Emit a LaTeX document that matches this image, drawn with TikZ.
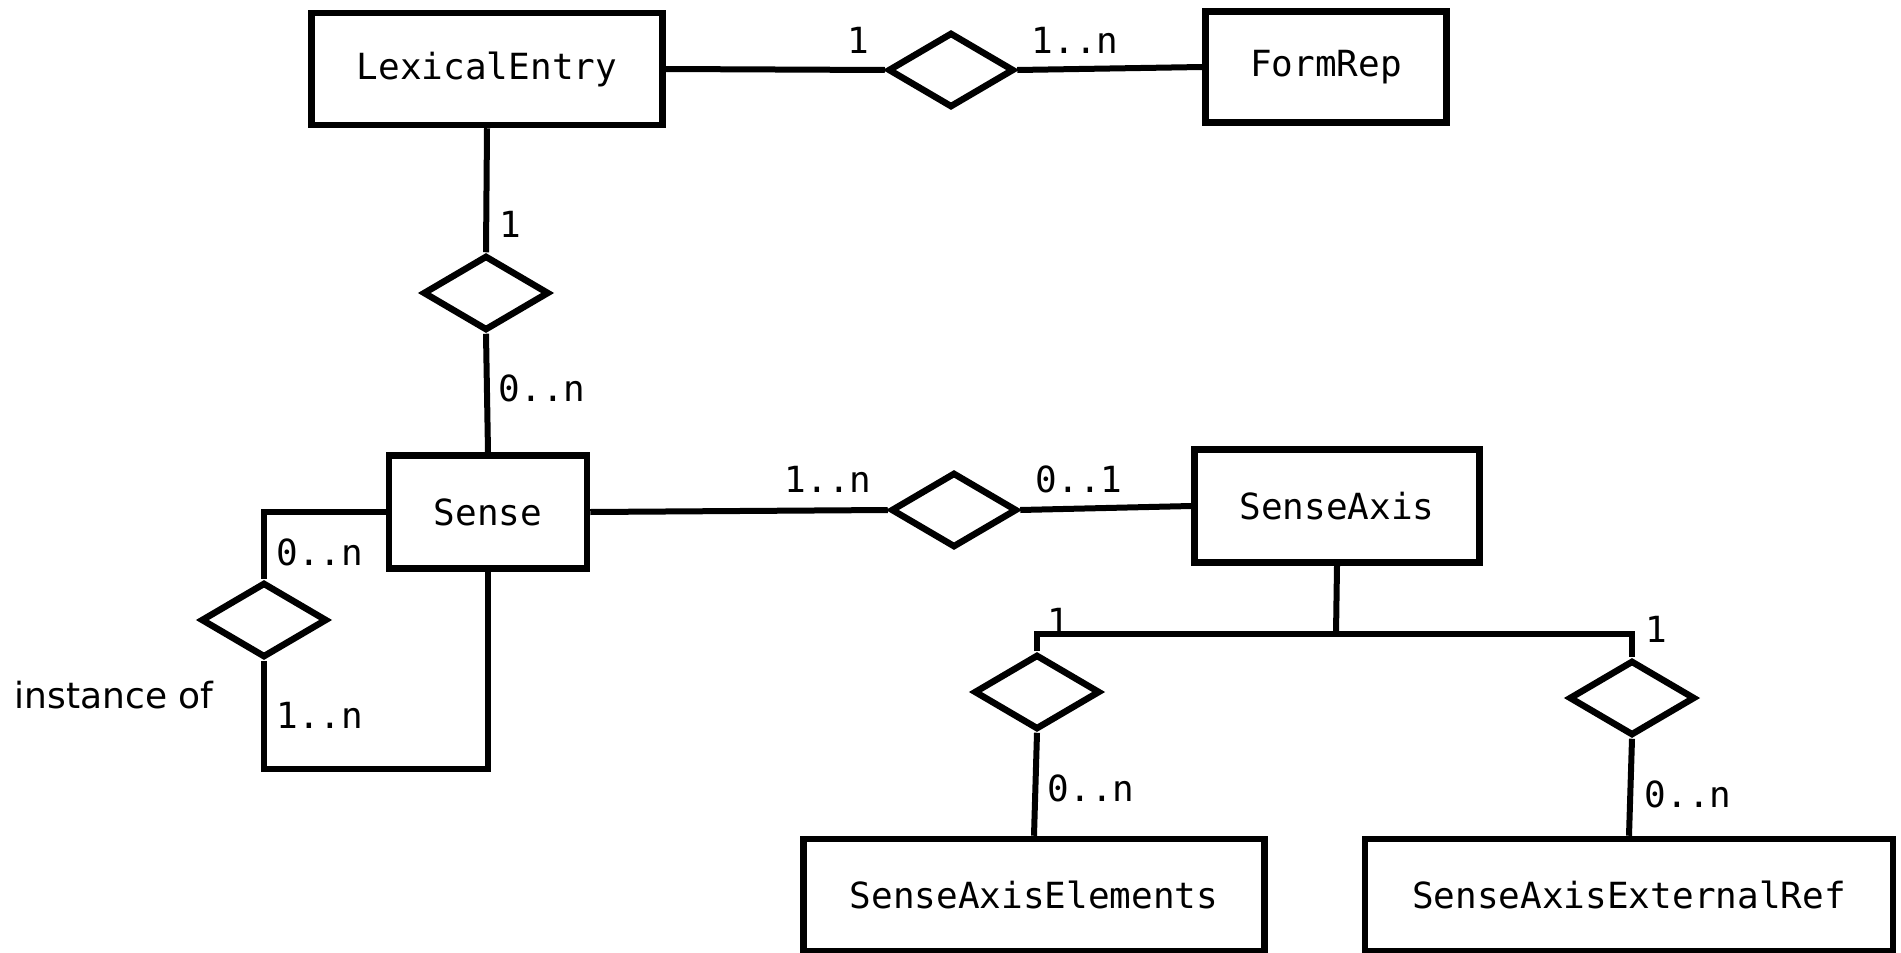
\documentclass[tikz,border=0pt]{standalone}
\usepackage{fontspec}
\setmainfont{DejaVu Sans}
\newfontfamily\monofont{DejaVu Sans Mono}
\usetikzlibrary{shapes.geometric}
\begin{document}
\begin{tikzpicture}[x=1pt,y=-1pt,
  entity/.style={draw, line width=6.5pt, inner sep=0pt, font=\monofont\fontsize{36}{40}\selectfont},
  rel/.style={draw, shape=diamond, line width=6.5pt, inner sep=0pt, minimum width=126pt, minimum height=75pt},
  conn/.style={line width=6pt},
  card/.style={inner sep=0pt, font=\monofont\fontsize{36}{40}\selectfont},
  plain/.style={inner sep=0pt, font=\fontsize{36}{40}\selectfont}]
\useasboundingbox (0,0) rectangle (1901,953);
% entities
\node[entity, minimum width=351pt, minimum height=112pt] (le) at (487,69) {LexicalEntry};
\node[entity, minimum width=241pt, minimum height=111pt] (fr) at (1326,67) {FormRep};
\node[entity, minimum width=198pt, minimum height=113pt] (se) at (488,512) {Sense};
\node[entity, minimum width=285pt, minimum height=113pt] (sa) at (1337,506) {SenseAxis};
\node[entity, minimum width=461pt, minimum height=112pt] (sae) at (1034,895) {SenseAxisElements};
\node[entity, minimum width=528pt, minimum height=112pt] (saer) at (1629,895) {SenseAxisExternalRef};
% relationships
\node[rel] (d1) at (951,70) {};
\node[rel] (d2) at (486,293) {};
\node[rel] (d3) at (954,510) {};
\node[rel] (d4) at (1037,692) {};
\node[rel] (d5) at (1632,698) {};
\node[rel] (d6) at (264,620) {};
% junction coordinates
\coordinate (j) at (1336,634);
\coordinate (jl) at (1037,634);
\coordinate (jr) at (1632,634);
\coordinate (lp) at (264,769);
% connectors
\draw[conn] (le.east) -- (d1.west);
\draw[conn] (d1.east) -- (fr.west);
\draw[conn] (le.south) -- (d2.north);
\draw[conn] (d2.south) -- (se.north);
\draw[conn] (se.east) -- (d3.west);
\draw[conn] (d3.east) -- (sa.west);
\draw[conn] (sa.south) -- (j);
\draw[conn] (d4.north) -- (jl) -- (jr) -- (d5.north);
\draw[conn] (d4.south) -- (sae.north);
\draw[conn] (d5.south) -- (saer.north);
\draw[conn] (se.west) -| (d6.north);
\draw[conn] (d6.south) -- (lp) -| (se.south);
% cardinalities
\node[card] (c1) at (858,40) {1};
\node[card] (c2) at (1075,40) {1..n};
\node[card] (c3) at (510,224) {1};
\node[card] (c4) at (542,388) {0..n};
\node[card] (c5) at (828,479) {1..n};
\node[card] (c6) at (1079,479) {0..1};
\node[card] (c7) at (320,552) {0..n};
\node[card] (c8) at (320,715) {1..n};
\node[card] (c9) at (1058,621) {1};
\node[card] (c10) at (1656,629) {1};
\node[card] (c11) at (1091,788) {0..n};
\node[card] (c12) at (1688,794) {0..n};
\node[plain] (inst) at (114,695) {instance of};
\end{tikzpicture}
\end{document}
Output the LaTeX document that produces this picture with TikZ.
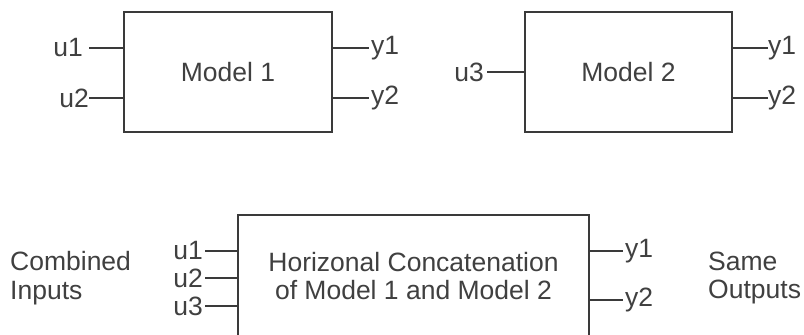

WRITTEN REQUEST:
Quote the material exactly. Pictures stay out.

ANSWER TO THIS TASK:
Emit a LaTeX document that matches this image, drawn with TikZ.
\documentclass[tikz,border=0pt]{standalone}
\usepackage{fontspec}
\setmainfont{DejaVu Sans}
\newfontfamily\monofont{DejaVu Sans Mono}
\usetikzlibrary{shapes.geometric}
\begin{document}
\begin{tikzpicture}[x=1pt,y=-1pt,
  entity/.style={draw, line width=6.5pt, inner sep=0pt, font=\monofont\fontsize{36}{40}\selectfont},
  rel/.style={draw, shape=diamond, line width=6.5pt, inner sep=0pt, minimum width=126pt, minimum height=75pt},
  conn/.style={line width=6pt},
  card/.style={inner sep=0pt, font=\monofont\fontsize{36}{40}\selectfont},
  plain/.style={inner sep=0pt, font=\fontsize{36}{40}\selectfont}]
\useasboundingbox (0,0) rectangle (1901,953);
% entities
\node[entity, minimum width=351pt, minimum height=112pt] (le) at (487,69) {LexicalEntry};
\node[entity, minimum width=241pt, minimum height=111pt] (fr) at (1326,67) {FormRep};
\node[entity, minimum width=198pt, minimum height=113pt] (se) at (488,512) {Sense};
\node[entity, minimum width=285pt, minimum height=113pt] (sa) at (1337,506) {SenseAxis};
\node[entity, minimum width=461pt, minimum height=112pt] (sae) at (1034,895) {SenseAxisElements};
\node[entity, minimum width=528pt, minimum height=112pt] (saer) at (1629,895) {SenseAxisExternalRef};
% relationships
\node[rel] (d1) at (951,70) {};
\node[rel] (d2) at (486,293) {};
\node[rel] (d3) at (954,510) {};
\node[rel] (d4) at (1037,692) {};
\node[rel] (d5) at (1632,698) {};
\node[rel] (d6) at (264,620) {};
% junction coordinates
\coordinate (j) at (1336,634);
\coordinate (jl) at (1037,634);
\coordinate (jr) at (1632,634);
\coordinate (lp) at (264,769);
% connectors
\draw[conn] (le.east) -- (d1.west);
\draw[conn] (d1.east) -- (fr.west);
\draw[conn] (le.south) -- (d2.north);
\draw[conn] (d2.south) -- (se.north);
\draw[conn] (se.east) -- (d3.west);
\draw[conn] (d3.east) -- (sa.west);
\draw[conn] (sa.south) -- (j);
\draw[conn] (d4.north) -- (jl) -- (jr) -- (d5.north);
\draw[conn] (d4.south) -- (sae.north);
\draw[conn] (d5.south) -- (saer.north);
\draw[conn] (se.west) -| (d6.north);
\draw[conn] (d6.south) -- (lp) -| (se.south);
% cardinalities
\node[card] (c1) at (858,40) {1};
\node[card] (c2) at (1075,40) {1..n};
\node[card] (c3) at (510,224) {1};
\node[card] (c4) at (542,388) {0..n};
\node[card] (c5) at (828,479) {1..n};
\node[card] (c6) at (1079,479) {0..1};
\node[card] (c7) at (320,552) {0..n};
\node[card] (c8) at (320,715) {1..n};
\node[card] (c9) at (1058,621) {1};
\node[card] (c10) at (1656,629) {1};
\node[card] (c11) at (1091,788) {0..n};
\node[card] (c12) at (1688,794) {0..n};
\node[plain] (inst) at (114,695) {instance of};
\end{tikzpicture}
\end{document}
Output the LaTeX document that produces this picture with TikZ.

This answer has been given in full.